Nanostructured materials such as quantum dots are key to this development and there is a fundamental need to consolidate the use of compatible materials that would enable scalable manufacturing processes and provide unique benefits to enhance performance of these sensors, reduce complexity and ultimately provide a sensor solution that extends from visible to SWIRup to thermal range for simultaneous imaging under one focal plane array (FPA). Emberion has been working on a unique sensor solution that has been developed through its research and development activities in collaboration with the UK’s Defence Science and Technology Laboratory (DSTL). Moreover, development of broadband sensors incorporating graphene based materials continues in spearhead programme of EU Graphene Flagship in collaboration with its partners.

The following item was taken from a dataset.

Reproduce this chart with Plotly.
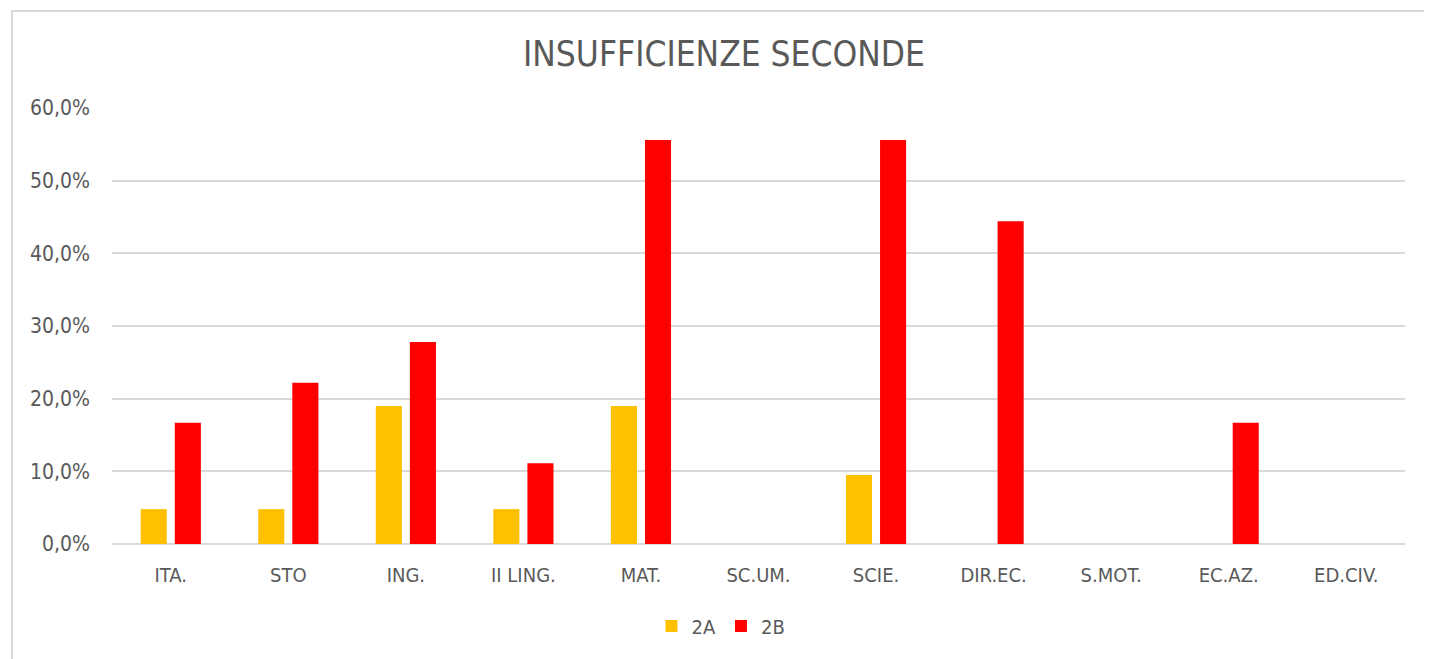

Three Band Quantum Dot-Based Detector
Creating a three band detector using quantum dots and nanostructured material paved a way towards finding a key solution that the industry would benefit from. The tri-band sensors capabilities being developed includes visible and SWIR spectral range and the addition of either MWIR (3-5) µm or LWIR (7-14) µm selected for specific targeted applications. Such a solution requires careful design of the nanomaterial stack, CMOS ROIC, electronics, image pipeline and a lens that would cover such a broad spectral range. Emberion’s entire camera solution uses a lens solution that is ultra-broadband and was developed by a partner in the UK. A new CMOS ROIC was designed with a unique nanomaterial stack and pixel-geometries of each band (VIS-SWIR-Thermal), which are termed as super-pixels, enabling the development of simultaneous imaging of three bands under one focal plane array (FPA). The ultrabroadband detector comprises of super-pixels where each pixel can be functionalised to detect either visible, SWIR or thermal bands. The company has developed know-how related to library of materials that enable creation of such photodetectors for the full spectral range from visible to long-wavelength infrared (LWIR) radiation.
Figure 1 shows that the sensors are designed with quantum dot materials for Visible & SWIR detection (dual band) and one possible implementation for thermal bands either using pyroelectric thermal detectors or nanoparticles(e.g. quantum dots) for tri-band detection in addition to the visible and SWIR pixels. These nanomaterial based implementation enable monolithic integration on the top surface of CMOS wafers which is highly scalable and no hybridisation bonding techniques are necessary compared to incumbent solution using InGaAs. Furthermore, quantum dots of different sizes offer tunability of the spectral bands for specific wavelength peak detection required for targeted application enabling key advantages in multispectral sensing. Emberion is exploring graphene field effect transistor (FET) based implementation in order to sense and amplify the charges generated by the incoming photons impinging on the pixels offering possibility of low noise devices.